Modern Edge Touts the Next Generation of Wearable Tech
“Get ready for 'Threadcasting,' a new model for wearables that’s poised to take mobile computing connections off your wrist and out of your pockets and weave them into the fabric of your clothing.” --Skip Newberry, president of the Technology Association of Oregon, quoted in Portland Business Journal
A past Chair and current Chair Emeritus of IDSA’s Board of Directors—Austen Angell, FIDSA—is founder and principal designer of Modern Edge, based in Portland, OR. His firm teamed up with Patrick Chiang of Oregon State University and Shih-Hung Chen, China representative for MIT Sloan School of Management, to research and develop what Modern Edge has coined: Threadcasting.
“Wearable technologies originally were envisioned as embedded electronics in consumer apparel, but instead developed into standalone accessories for health and fitness tracking, communication and productivity,” comments Angell, lead author. “We see wearables going back into apparel at significant consumer scale to compliment the digital accessories which are beginning to mature in the market. How this works for each apparel manufacturer to a large degree depends on its brand promise and consumer usage model. Some technologies will see broad adoption and others will be brand dependent. But all of them will add a layer of subtle enhancement and user control over our environment and our interactions.”
Catalysts for the shift include:
- improved battery chemistries;
- smaller, lighter and less expensive components;
- a shared ecosystem with other internet-of-things nodes;
- improved wireless networking protocols;
- and strategic business cases driven by the apparel industry.
Co-author Stephanie Battista, senior strategist for wearables at Modern Edge, says, “If you study groups of young people, many of the interchanges they have, even when physically co-located, involve using their digital devices. Teenagers will text each other from across the table. They hardly look at each other. If some of the technology they use could be part of their clothing and not a separate device, it could work to encourage more fluid, personal interactions among people by being less, overtly intrusive.”
Threadcasting is getting global attention. At the 10th annual All That Matters in Singapore in 2015, Battista was interviewed by Hugh Forrest, director of the Interactive Festival at South by Southwest (SXSW). Their talk, entitled “The Future of Tech: How Will Wearables Reality Change the Way We Consume Content,” addressed: “What are the most exciting tech that will be adopted quickly by consumers?” and “How are wearables being utilized for the entertainment industry?”

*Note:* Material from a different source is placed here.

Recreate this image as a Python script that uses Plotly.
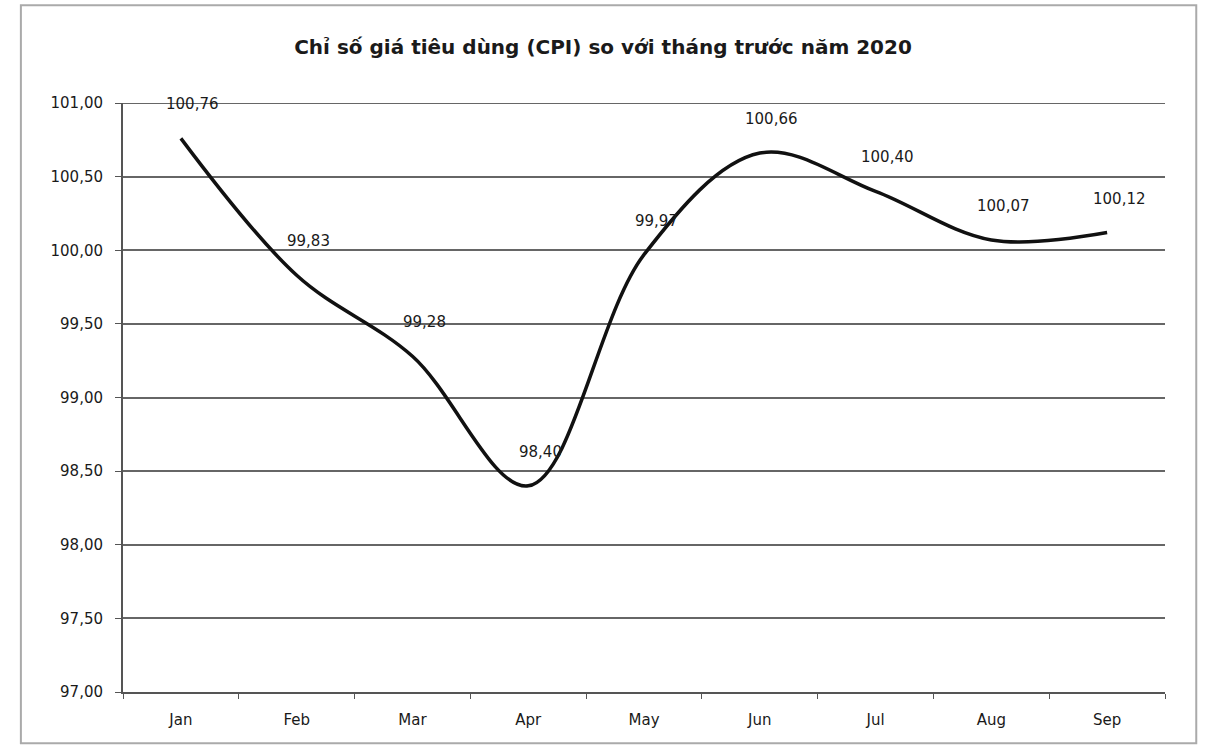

Angell adds, “Most of us already are employing digital enhancement in everyday storytelling with our phones and other wearables. We receive reports to guide our health and share digital photos while having conversations. The controls of these technologies will continue to become more subtle and gesture driven. Technologies like Google’s Soli, Microsoft's Kinect and Samsung's gesture control will continue to mature, become more subtle and enjoy wider acceptance. Threadcasting will help us control our entire environment, and controling the devices we can’t see will become a much more significant experience than controlling the devices directly in front of us."